By the time the aircraft had bumped onto the ground and people started jumping up to grab their bags out of the overhead bins and get the hell out of there, I wasn’t sure if my knees would even work anymore. It took some practice walking to get my legs aligned again.
Close Neighbors
It’s not often these days that you have the choice of sticking your legs into the next seating area and stealing yourself another inch or two. That area is occupied by another person, who is feeling the same discomfort at your presence as you are of his. The airlines have become particularly adept at filling their planes these days, and empty seats are a rarity.
You and your close neighbor are silently vying over the use of the two-inch metal armrest you are sharing. That negotiation is carried on silently, covertly. It begins with accidentally bumping elbows and then realizing that the armrest where your arm landed naturally is already occupied by another elbow.
You’ve never spoken to this stranger, and now you are bumping elbows with him on that slab of aluminum that delineates where his space ends and yours begins. The problem is that you both spill into each other’s spaces without even moving. You are just larger than your space. It’s a little rectangle, and you just don’t fit.
Perhaps it is unfair to bring up the image of a coffin in this context, but if you are sitting for hours in a small box shape that you can barely fit a human body into, it’s hard to keep the idea of a coffin from popping into your mind. If that’s not claustrophobic enough for you, the box you are enclosed in is packed in with hundreds of other boxes in a beehive configuration.
You are in a position of proximity and intimacy with total strangers that you would never normally assume in a public place. On elevators for example, when someone gets out, the remaining passengers usually spread out to give each other more space.
The spacing conventions we observe in public places are natural, animal behaviors, and violating them introduces a little low-grade tension into the situation. Multiply that low-grade tension by 500 passengers on a 747 for many hours and you have some potential for problems.

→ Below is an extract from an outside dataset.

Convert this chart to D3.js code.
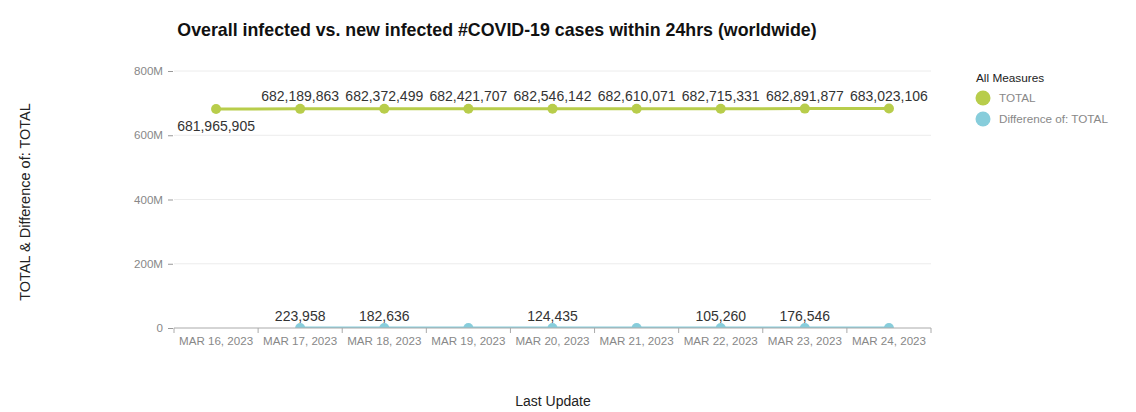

TravelPulse writer Donald Wood recently examined the question, “What’s Behind the Rise in Rage Incidents?” Any guesses at what he’s getting at?
It ought to be as plain as the nose on a 747. These are overcrowding situations. But we have been gradually conditioned to accept these conditions.
If the first airlines had tried to stuff people so close to each other, they may not have succeeded in getting people to fly. But once people got used to flying, the corporate suits kept working on ways to build up the numbers, employing their genius toward developing new ways to fit more and more people into a given space.
Experiments in Overcrowding
In experiments in the 1950s through the '80s by John B. Calhoun, comfortable environments were created for rats or mice, and then the population numbers were increased until there was a social breakdown in the community of rodents.
The rats became violent and aggressive, often going berserk and attacking each other, engaging in many forms of deviant behavior. Mothers killed their young. Animals became hypersexual, then asexual.
Even now airline corporations are working on ways to get still more people on planes. They are devising ways to stack people. The drive to cram more people on the plane is creating situations that emulate those rodent crowding experiments. It appears they’ll just keep adding more seats until at some point it blows up in their faces.
Seating Trade-Offs
On this trip, I had a middle seat in economy class on the flight to Shanghai, and a window seat on the return flight to Newark. Either one presents its own particular challenges.
In the middle seat, you are completely hemmed in. You have people on both sides, armrest territory battles with two different strangers. When the guy in front of you throws his seat into recline, his head is practically in your lap.
If you happen to be leaning forward to pick something up from your bag when he throws back his seat, it might hit you in the face. If you drop something, it's best to just give it up. It has probably bounced and rolled under someone else’s seat, and to launch a search for it, you would have to clear the plane and get down on your knees with your head next to the ground.
On the return trip, I had a window seat so I was shoulder to shoulder with only one person. But in the window seat, if you want to get up to stretch or use the lavatory, you have two people to uproot, not just one.
I literally had to climb back into my seat when I returned from the bathroom, carefully groping for spaces where I could fit my feet.
Every quarter the corporate number crunchers are gathering together trying to figure out new ways they can squeeze more of us together, knock another inch or two off your legroom so maybe they can squeeze another row of seats onto each plane.
I feel like I am engaged in a silent war with the airlines over having enough space to sit, and I am losing. The airlines have mastered so many fields with such brilliance. It’s just the people aspect of it that they don’t get.
My war with the airlines is a defensive war. It’s a territorial war. They can have control of the skies. I don’t mind. They can be human gods who master the very elements themselves, and turn record profits. I just want a little legroom.